Лучший контингент, с которым мне доводилось когда-либо работать, это взрослые люди, которые приходят переучиваться. Я всегда вижу очень точное понимание того, что этим людям нужно и что они хотят от тебя получить. Именно для них придумана двухступенчатая система высшего образования с магистратурой, которая в нашей стране, мягко говоря, криво работает. Магистратура воспринимается как продолжение базового образования. Сначала существующее в Советском Союзе пятилетнее образование нужно было вбить в четыре года, а потом возник вопрос, чему учить еще два года. Вместо того чтобы разрешить эту модель и давать университетам и вузам на нее переходить по мере готовности и понимания того, что это полезно, – ее ввели как картошку при Петре Великом, насильно и с артиллерией. У нас нет одногодичных магистерских программ, и это беда – работающему человеку переучиваться два года трудно. В принципе, в нормальном западном вузе второй год обучения – это уже время подготовки к написанию диссертации. Для тех же, кто хочет просто получить новые навыки, существуют одногодичные программы, которых, как правило, достаточно.

Из того, что дает высшее образование, очень важна среда, в университетах люди обзаводятся друзьями, профессиональными контактами – это труднозаменимый способ социализации. И второе – это то, что образование вообще дает навык обучения. Самообразование и разного рода дистанционные модели дать этого не могут. Мне как-то довелось слышать выступление об интернет-образовании президента Барт-колледжа, и он сказал, что дистанционное обучение – это замечательная вещь, подсобное средство, которое помогает, но настоящее образование – это как секс, это то, что делается людьми в одном месте в одно и то же время.

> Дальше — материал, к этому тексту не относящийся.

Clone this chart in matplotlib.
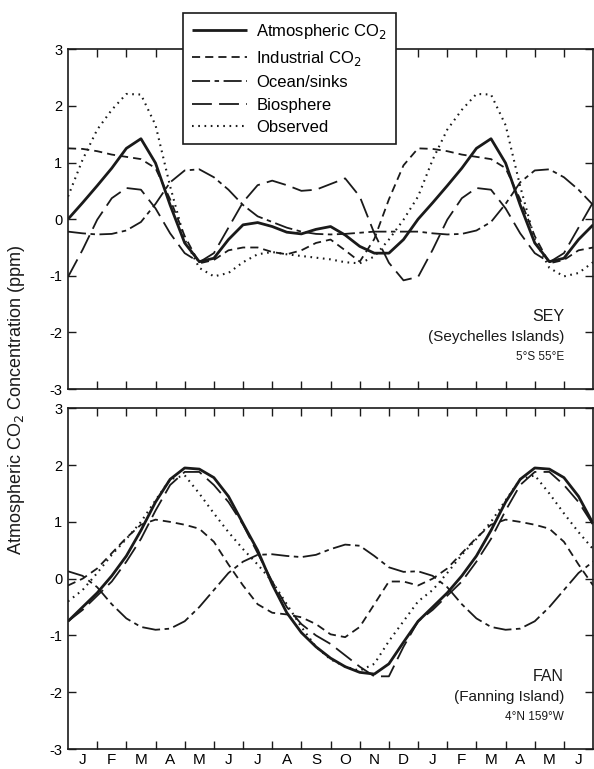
import numpy as np
import matplotlib
matplotlib.use("Agg")
import matplotlib.pyplot as plt

plt.rcParams['font.family'] = ['Liberation Sans', 'DejaVu Sans']
plt.rcParams['axes.unicode_minus'] = False

# one annual cycle read at half-month steps (Jan 1 .. next Jan 1), repeated for 18 months
sey_atm = [0.0, 0.29, 0.59, 0.90, 1.25, 1.42, 0.99, 0.25, -0.42, -0.75, -0.69, -0.36, -0.10,
           -0.06, -0.13, -0.23, -0.26, -0.18, -0.13, -0.28, -0.48, -0.60, -0.60, -0.36, 0.0]
sey_ind = [1.25, 1.24, 1.20, 1.14, 1.10, 1.06, 0.90, 0.35, -0.30, -0.78, -0.72, -0.55, -0.50,
           -0.50, -0.58, -0.62, -0.55, -0.42, -0.36, -0.55, -0.75, -0.35, 0.35, 0.95, 1.25]
sey_ocean = [-0.22, -0.25, -0.27, -0.26, -0.20, -0.05, 0.27, 0.65, 0.86, 0.88, 0.74, 0.52, 0.25,
             0.05, -0.05, -0.15, -0.22, -0.26, -0.27, -0.26, -0.24, -0.22, -0.22, -0.22, -0.22]
sey_bio = [-1.02, -0.54, -0.01, 0.37, 0.55, 0.52, 0.19, -0.25, -0.60, -0.76, -0.60, -0.15, 0.30,
           0.60, 0.68, 0.60, 0.50, 0.52, 0.62, 0.72, 0.40, -0.25, -0.77, -1.08, -1.02]
sey_obs = [0.40, 1.05, 1.58, 1.93, 2.21, 2.20, 1.66, 0.58, -0.36, -0.86, -1.01, -0.95, -0.76,
           -0.62, -0.58, -0.62, -0.65, -0.68, -0.71, -0.76, -0.78, -0.66, -0.36, -0.01, 0.40]

fan_atm = [-0.75, -0.50, -0.25, 0.05, 0.40, 0.85, 1.35, 1.75, 1.95, 1.93, 1.78, 1.45, 0.97,
           0.50, -0.10, -0.60, -0.95, -1.20, -1.40, -1.55, -1.65, -1.68, -1.50, -1.12, -0.75]
fan_ind = [-0.12, 0.0, 0.18, 0.45, 0.72, 0.95, 1.04, 1.00, 0.95, 0.88, 0.65, 0.25, -0.12,
           -0.45, -0.60, -0.63, -0.68, -0.80, -0.98, -1.03, -0.85, -0.45, -0.05, -0.05, -0.12]
fan_ocean = [0.13, 0.05, -0.15, -0.45, -0.70, -0.85, -0.90, -0.88, -0.75, -0.50, -0.20, 0.10, 0.30,
             0.42, 0.43, 0.40, 0.38, 0.42, 0.52, 0.60, 0.58, 0.40, 0.20, 0.12, 0.13]
fan_bio = [-0.75, -0.55, -0.30, -0.05, 0.30, 0.70, 1.20, 1.65, 1.88, 1.88, 1.65, 1.35, 0.95,
           0.45, -0.05, -0.50, -0.80, -1.00, -1.15, -1.35, -1.55, -1.72, -1.72, -1.20, -0.75]
fan_obs = [-0.40, -0.20, 0.10, 0.42, 0.70, 1.00, 1.38, 1.75, 1.82, 1.50, 1.15, 0.82, 0.52,
           0.25, -0.05, -0.45, -0.85, -1.20, -1.42, -1.55, -1.62, -1.50, -1.10, -0.75, -0.40]

month_labels = ['J', 'F', 'M', 'A', 'M', 'J', 'J', 'A', 'S', 'O', 'N', 'D',
                'J', 'F', 'M', 'A', 'M', 'J']
series_names = ['Atmospheric CO$_2$', 'Industrial CO$_2$', 'Ocean/sinks', 'Biosphere', 'Observed']

stations = [
    ('SEY', '(Seychelles Islands)', '5°S 55°E', [sey_atm, sey_ind, sey_ocean, sey_bio, sey_obs]),
    ('FAN', '(Fanning Island)', '4°N 159°W', [fan_atm, fan_ind, fan_ocean, fan_bio, fan_obs]),
]

ink = '#1a1a1a'
styles = [
    dict(lw=2.0, ls='-'),
    dict(lw=1.3, ls=(0, (4.5, 2.8))),
    dict(lw=1.3, ls=(0, (10, 2.5, 2.5, 2.5))),
    dict(lw=1.3, ls=(0, (11, 4))),
    dict(lw=1.5, ls=(0, (0.8, 2.2))),
]

n_months = len(month_labels)
x = np.arange(0, n_months + 0.01, 0.5)


def extend(vals):
    vals = np.asarray(vals)
    extra = len(x) - len(vals)
    return np.concatenate([vals, vals[1:extra + 1]])


fig = plt.figure(figsize=(5.94, 7.69), dpi=100)
ax_top = fig.add_axes([0.1145, 0.494, 0.884, 0.442])
ax_bot = fig.add_axes([0.1145, 0.026, 0.884, 0.443])

handles = []
for ax, (code, name, loc, data) in zip([ax_top, ax_bot], stations):
    for vals, st, lab in zip(data, styles, series_names):
        h, = ax.plot(x, extend(vals), color=ink, label=lab, solid_capstyle='butt',
                     dash_capstyle='butt', solid_joinstyle='round', **st)
        if ax is ax_top:
            handles.append(h)
    ax.set_xlim(0, n_months)
    ax.set_ylim(-3, 3)
    ax.set_yticks(range(-3, 4))
    ax.set_yticklabels([str(v) for v in range(-3, 4)], fontsize=10.5)
    ax.set_xticks(range(1, n_months))
    ax.set_xticklabels([])
    ax.set_xticks(np.arange(0.5, n_months, 1.0), minor=True)
    ax.tick_params(axis='both', which='major', direction='in', length=6, width=1,
                   top=True, right=True, color=ink, pad=4)
    ax.tick_params(axis='x', which='minor', length=0)
    for sp in ax.spines.values():
        sp.set_linewidth(1.2)
        sp.set_color(ink)
    ax.text(17.0, -1.72, code, ha='right', va='center', fontsize=11.5, color=ink)
    ax.text(17.0, -2.08, name, ha='right', va='center', fontsize=11, color=ink)
    ax.text(17.0, -2.43, loc, ha='right', va='center', fontsize=8.5, color=ink)

ax_top.set_xticklabels([], minor=True)
ax_bot.set_xticklabels(month_labels, minor=True, fontsize=11)
ax_bot.tick_params(axis='x', which='minor', pad=3)

fig.text(0.027, 0.48, 'Atmospheric CO$_2$ Concentration (ppm)', rotation=90,
         ha='center', va='center', fontsize=13, color=ink)

leg = fig.legend(handles=handles, loc='upper left', bbox_to_anchor=(0.308, 0.983),
                 fontsize=12, handlelength=3.3, labelspacing=0.45, borderpad=0.55,
                 handletextpad=0.55, borderaxespad=0, frameon=True, fancybox=False,
                 framealpha=1, edgecolor=ink)
leg.get_frame().set_linewidth(1.2)

fig.savefig('out.png', dpi=100)
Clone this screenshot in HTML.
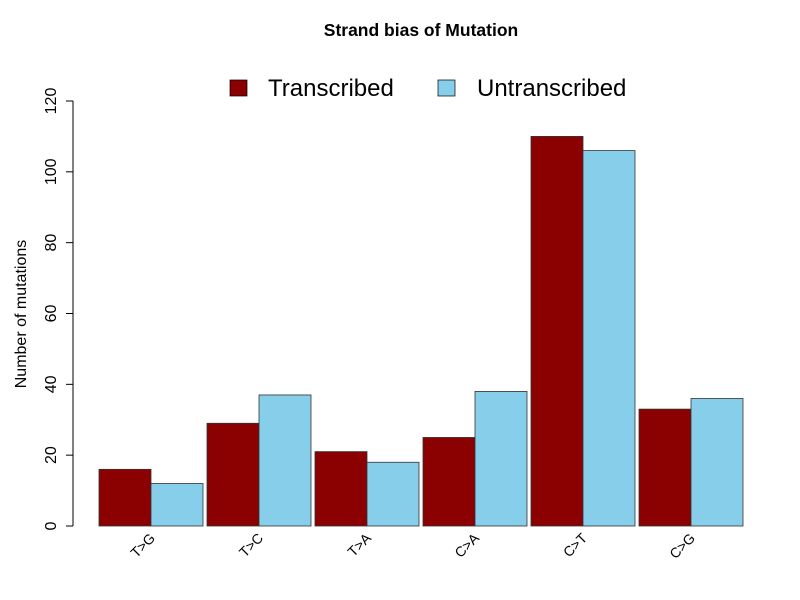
<!DOCTYPE html>
<html><head><meta charset="utf-8"><style>body{margin:0;background:#fff}svg{display:block;font-family:"Liberation Sans",sans-serif}</style></head>
<body>
<svg id="chart" width="800" height="600">
<rect width="800" height="600" fill="#fff"/>
<text x="421" y="36" text-anchor="middle" font-size="17.5" font-weight="bold">Strand bias of Mutation</text>
<g>
<rect x="230" y="80" width="17" height="16" fill="#8b0000" stroke="#000" stroke-width="0.7"/>
<text x="268" y="96" font-size="24">Transcribed</text>
<rect x="438" y="80" width="17" height="16" fill="#87ceeb" stroke="#000" stroke-width="0.7"/>
<text x="477" y="96" font-size="24">Untranscribed</text>
</g>
<text transform="translate(26,314) rotate(-90)" text-anchor="middle" font-size="16">Number of mutations</text>
<g id="yaxis"></g>
<g id="bars"></g>
<g id="xlabels"></g>
</svg>
<script>
const categories = ["T>G","T>C","T>A","C>A","C>T","C>G"];
const transcribed = [16,29,21,25,110,33];
const untranscribed = [12,37,18,38,106,36];
const yTicks = [0,20,40,60,80,100,120];
const NS="http://www.w3.org/2000/svg";
function y(v){return 526 - v*(425/120);}
function gx(i){return 99 + i*108;}
function mk(tag,attrs,parent){const e=document.createElementNS(NS,tag);for(const k in attrs)e.setAttribute(k,attrs[k]);parent.appendChild(e);return e;}
const ya=document.getElementById('yaxis');
const axl=mk('line',{x1:73,x2:73,y1:y(0),y2:y(120),stroke:'#000'},ya);


yTicks.forEach(t=>{
  const l=mk('line',{x1:66,x2:73,y1:y(t),y2:y(t),stroke:'#000'},ya);
  
  
  const tx=mk('text',{transform:`translate(56,${y(t)}) rotate(-90)`,'text-anchor':'middle','font-size':16},ya);
  tx.textContent=t;
  
  
});
const bg=document.getElementById('bars');
const xl=document.getElementById('xlabels');
categories.forEach((c,i)=>{
  const x0=gx(i);
  const r=mk('rect',{x:x0,y:y(transcribed[i]),width:52,height:y(0)-y(transcribed[i]),fill:'#8b0000',stroke:'#333','stroke-width':0.8},bg);
  
  
  const b=mk('rect',{x:x0+52,y:y(untranscribed[i]),width:52,height:y(0)-y(untranscribed[i]),fill:'#87ceeb',stroke:'#333','stroke-width':0.8},bg);
  
  
  const t=mk('text',{transform:`translate(${x0+57},539) rotate(-45)`,'text-anchor':'end','font-size':14},xl);
  t.textContent=c;
  
  
});
</script>
</body></html>
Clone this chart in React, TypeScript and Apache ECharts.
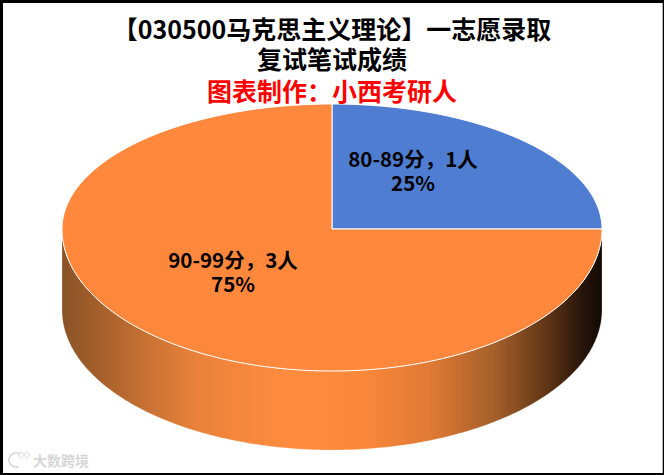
import React, { useEffect, useRef } from "react";
import * as echarts from "echarts";

const categories = ["80-89分", "90-99分"];
const people = [1, 3];
const sliceColors = ["#4e7dd1", "#ff883c"];
const titleLines = "【030500马克思主义理论】一志愿录取\n复试笔试成绩";
const subtitle = "图表制作：小西考研人";
const watermark = "大数跨境";

const FONT = '"Noto Sans CJK SC", sans-serif';
const CX = 332;
const TOP_CY = 229;
const RX = 270;
const RY_BACK = 125;
const RY_FRONT = 142;
const BOTTOM_CY = 310;
const BOTTOM_RY = 140;
const LABEL_POS = [
  [413, 170],
  [233, 271],
];

const total = people.reduce((a, b) => a + b, 0);
const spans: [number, number][] = [];
people.reduce((acc, v) => {
  spans.push([acc, acc + v]);
  return acc + v;
}, 0);

const deg = (v: number) => (v / total) * 360;

function topPoint(d: number): number[] {
  const t = (d * Math.PI) / 180;
  const c = Math.cos(t);
  return [CX + RX * Math.sin(t), TOP_CY - (c >= 0 ? RY_BACK : RY_FRONT) * c];
}

function bottomPoint(d: number): number[] {
  const t = (d * Math.PI) / 180;
  return [CX + RX * Math.sin(t), BOTTOM_CY - BOTTOM_RY * Math.cos(t)];
}

const sideGradient = {
  type: "linear",
  x: 62,
  y: 0,
  x2: 602,
  y2: 0,
  global: true,
  colorStops: [
    { offset: 0, color: "#8a5228" },
    { offset: 0.07, color: "#a5602b" },
    { offset: 0.16, color: "#c97234" },
    { offset: 0.26, color: "#ec833a" },
    { offset: 0.42, color: "#ff8c3e" },
    { offset: 0.55, color: "#fb883b" },
    { offset: 0.68, color: "#e07a34" },
    { offset: 0.8, color: "#a5602b" },
    { offset: 0.9, color: "#5e3415" },
    { offset: 0.97, color: "#22120a" },
    { offset: 1, color: "#120a04" },
  ],
};

function renderSide(params: any) {
  const i = params.dataIndex;
  const a = Math.max(deg(spans[i][0]), 90);
  const b = Math.min(deg(spans[i][1]), 270);
  if (b <= a) return { type: "group", children: [] };
  const pts: number[][] = [];
  for (let d = a; d <= b; d += 1) pts.push(bottomPoint(d));
  for (let d = b; d >= a; d -= 1) pts.push(topPoint(d));
  return {
    type: "polygon",
    shape: { points: pts },
    style: { fill: sideGradient, stroke: "rgba(255,236,220,0.5)", lineWidth: 0.5 },
  };
}

function renderTop(params: any) {
  const i = params.dataIndex;
  const a = deg(spans[i][0]);
  const b = deg(spans[i][1]);
  const pts: number[][] = [[CX, TOP_CY]];
  for (let d = a; d <= b; d += 1) pts.push(topPoint(d));
  return {
    type: "group",
    children: [
      {
        type: "polygon",
        shape: { points: pts },
        style: { fill: sliceColors[i], stroke: "#ffffff", lineWidth: 1, lineJoin: "round" },
      },
      {
        type: "text",
        z2: 10,
        style: {
          x: LABEL_POS[i][0],
          y: LABEL_POS[i][1],
          text: `${categories[i]}，${people[i]}人\n${Math.round((people[i] / total) * 100)}%`,
          fill: "#000000",
          font: `bold 20.5px ${FONT}`,
          lineHeight: 24,
          align: "center",
          verticalAlign: "middle",
        },
      },
    ],
  };
}

export default function App() {
  const ref = useRef<HTMLDivElement>(null);
  useEffect(() => {
    const chart = echarts.init(ref.current!, undefined, { renderer: "svg" });
    const data = categories.map((name, i) => ({ name, value: people[i] }));
    chart.setOption({
      animation: false,
      backgroundColor: "#ffffff",
      title: {
        text: titleLines,
        subtext: subtitle,
        left: "center",
        top: 8,
        itemGap: 2,
        textStyle: { fontFamily: FONT, fontSize: 25, fontWeight: "bold", color: "#000000", lineHeight: 30 },
        subtextStyle: { fontFamily: FONT, fontSize: 25, fontWeight: "bold", color: "#ff0000", lineHeight: 30 },
      },
      graphic: [
        {
          type: "rect",
          shape: { x: 1.5, y: 1.5, width: 662.7, height: 473 },
          style: { fill: "none", stroke: "#000000", lineWidth: 3 },
          z: 100,
        },
        {
          type: "arc",
          shape: { cx: 16, cy: 460, r: 7, startAngle: 1.2, endAngle: 5.4, clockwise: true },
          style: { fill: "none", stroke: "#dcdcdc", lineWidth: 2 },
          z: 100,
        },
        {
          type: "circle",
          shape: { cx: 21, cy: 455, r: 2.5 },
          style: { fill: "none", stroke: "#dcdcdc", lineWidth: 1 },
          z: 100,
        },
        {
          type: "circle",
          shape: { cx: 27, cy: 455, r: 2.5 },
          style: { fill: "none", stroke: "#dcdcdc", lineWidth: 1 },
          z: 100,
        },
        {
          type: "text",
          x: 33,
          y: 453,
          style: { text: watermark, fill: "#d6d6d6", font: `bold 14px ${FONT}` },
          z: 100,
        },
      ],
      series: [
        { type: "custom", coordinateSystem: "none", data, renderItem: renderSide, z: 1, silent: true },
        { type: "custom", coordinateSystem: "none", data, renderItem: renderTop, z: 2, silent: true },
      ],
    });
    return () => chart.dispose();
  }, []);
  return (
    <div style={{ position: "fixed", left: 0, top: 0, width: 664, height: 475 }}>
      <div ref={ref} style={{ width: 664, height: 475 }} />
    </div>
  );
}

Если этого не происходит, то и образовательного процесса не происходит.

Если обучение – это прежде всего общение с преподавателем, то особенно уныло и безнадежно выглядит чтение лекций по бумажке. Приходить в аудиторию, не имея как минимум плана лекции, – это неуважение к студентам, но синтаксис письменной речи на слух плохо воспринимается, человек не может написать так, как надо потом рассказать, этого не получится. Cлушатели хорошо реагируют, когда у них складывается ощущение, что лектор думает на их глазах, что им не сообщают готовый продукт. Разумеется, если приходится читать один и тот же курс по многу раз, этого эффекта достигнуть трудно, но существуют отработанные риторические фокусы: ты прерываешься, задумываешься, говоришь «А-а-а, мда-а, у-у-у». Помню, как обсуждал с коллегой его изумительное риторическое мастерство, и он рассказал, что его друг, который «говорит, как пишет», специально учился бекать и мекать, чтобы втягивать аудиторию в мыслительный процесс. Конечно, существуют разные форматы. В Оксфорде, скажем, есть процедура инаугурационной лекции для новопринятых на работу профессоров, и такую лекцию можно только зачитывать. Если бы я начал там свободно разговаривать, меня бы никто не понял. Мне тогда мои студенты сказали, что первый раз видели меня читающим по бумажке.